Despite running battles outside between security forces and demonstrators, leaders of 34 Western Hemisphere nations were wrapping up their summit in Quebec City. They planned to announce a blueprint for a free-trade bloc - the object of protester anger - built on democratic principles that would be in place by 2005. The leaders already had agreed that the Inter-American Development Bank should no longer lend money to nations deemed undemocratic. At least 420 protesters had been arrested as the Monitor went to press.
A new suicide bombing in Israel that killed two people and wounded 39 others was the "full responsibility" of Yasser Arafat's Palestinian Authority, Prime Minister Ariel Sharon's office said. But a senior Palestinian rejected the claim. The blast, at a bus stop in a Tel Aviv suburb, came shortly after Israeli and Palestinian security officials had discussed the feasibility of coordinating operations. Hamas, the militant Palestinian movement, called the explosion an act of self-defense, but stopped short of claiming credit for it.
"Interdiction" flights by US surveillance planes over Peru were suspended after an incident Friday that killed an American missionary and her infant daughter and wounded their pilot. Her husband and son escaped injury. Their private seaplane was shot down by a Peruvian Air Force pilot who mistook them for smugglers, reports said.
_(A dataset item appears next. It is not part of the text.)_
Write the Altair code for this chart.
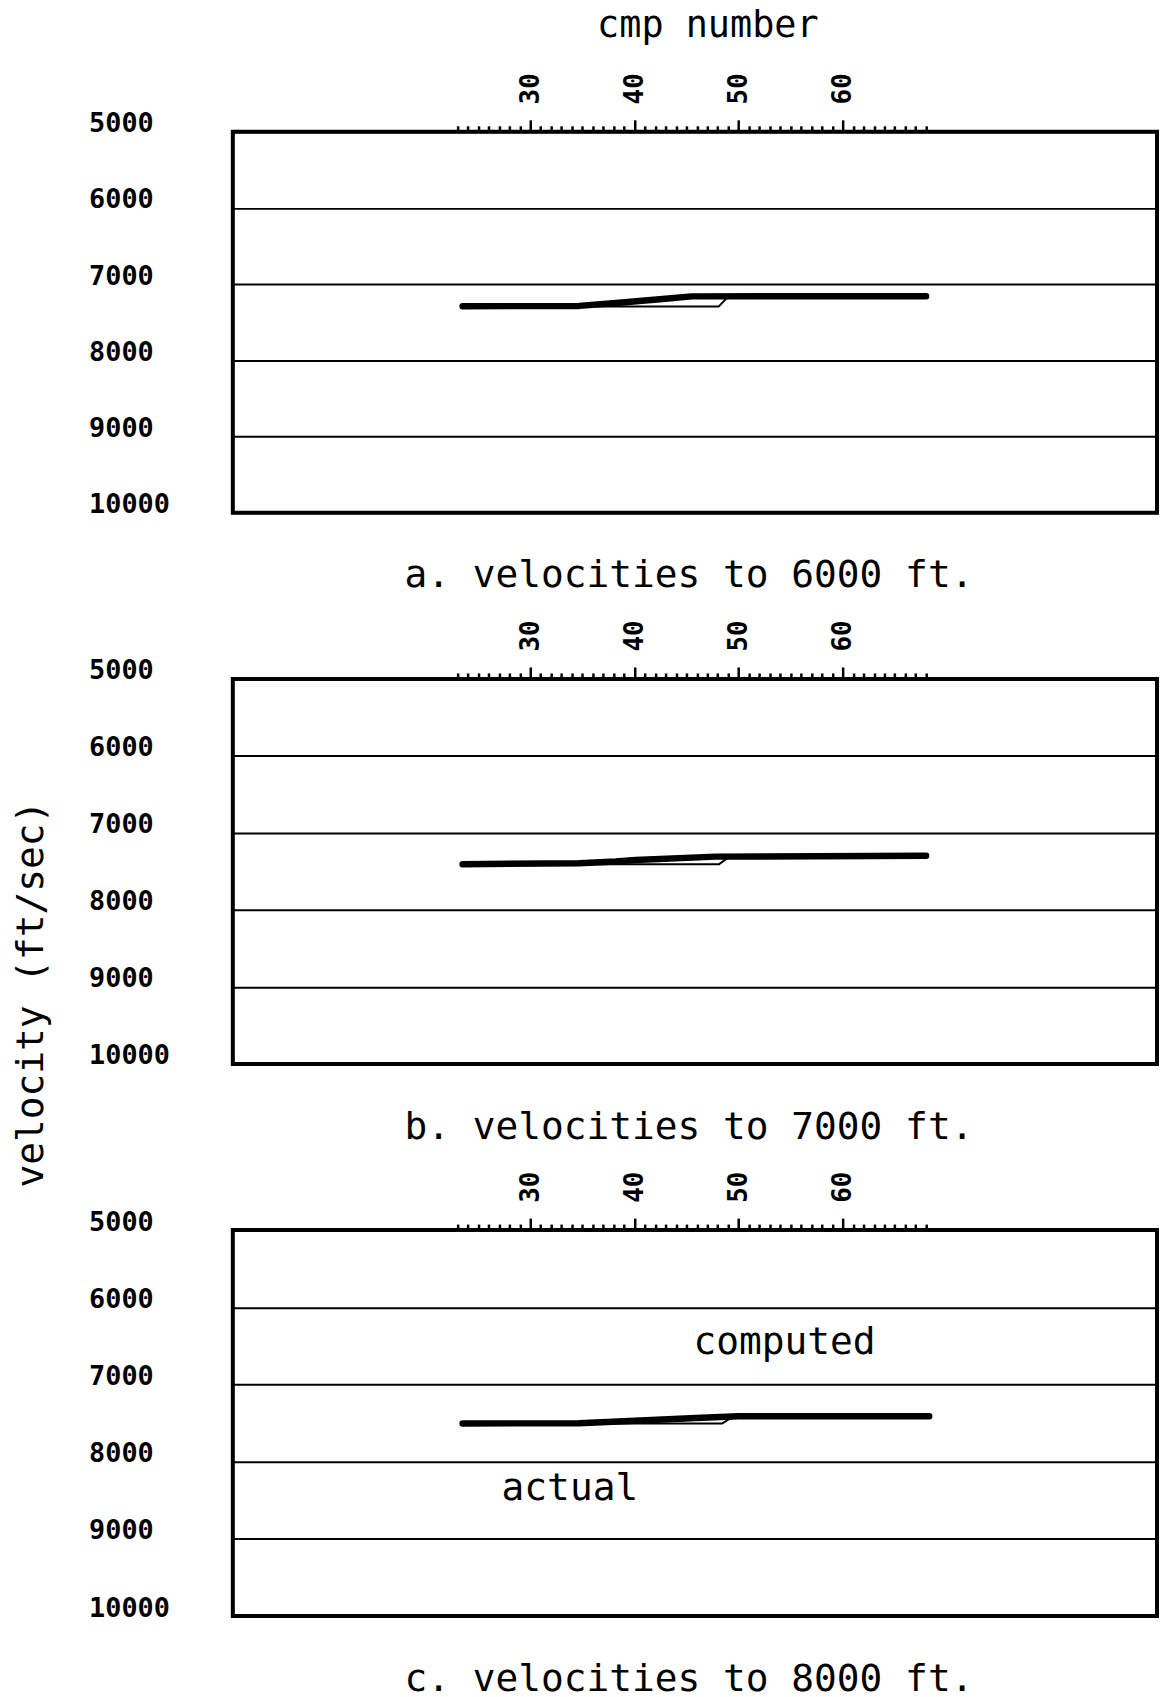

The Peruvian had been alerted by a US surveillance plane that the missionaries' flight was over a jungle area known to be rife with drug trafficking.
Hundreds of thousands of voters were eligible to go to the polls in Montenegro for a critical election that could determine whether the small republic eventually secedes from Yugoslavia. President Milo Djukanovic (above, casting his ballot in Podgorica, the capital) told journalists he'd hold a referendum "soon, of course" if his Victory Belongs to Montenegro coalition held on to power in parliament. The opposition Together for Yugoslavia movement was claiming that the election was "not fair or democratic."
As many as 15,000 protesters chanted and sang in Lusaka, Zambia, in opposition to a third term for President Frederick Chiluba after the Supreme Court overruled a police ban on their rally. The gathering Saturday was the largest public demonstration in 11 years. Chiluba's term expires later this year; he is forbidden from running again. But he has blocked others in his Movement for Multiparty Democracy from campaigning and has purged party leaders and members of his cabinet who've spoken out against his efforts to amend the Constitution.
Another attempt by women to challenge Kuwait's males-only election law was rejected by the emirate's highest court. The setback was the sixth in a series that began last July after parliament overturned a 1999 decree by Sheikh Jaber al-Ahmad al-Sabah that would have granted full political rights to females. The latest suit appeared to have strong legal arguments on its side, having been referred by a lower court in January, but the plaintiffs were told their attorney lacked proper authorization to represent them.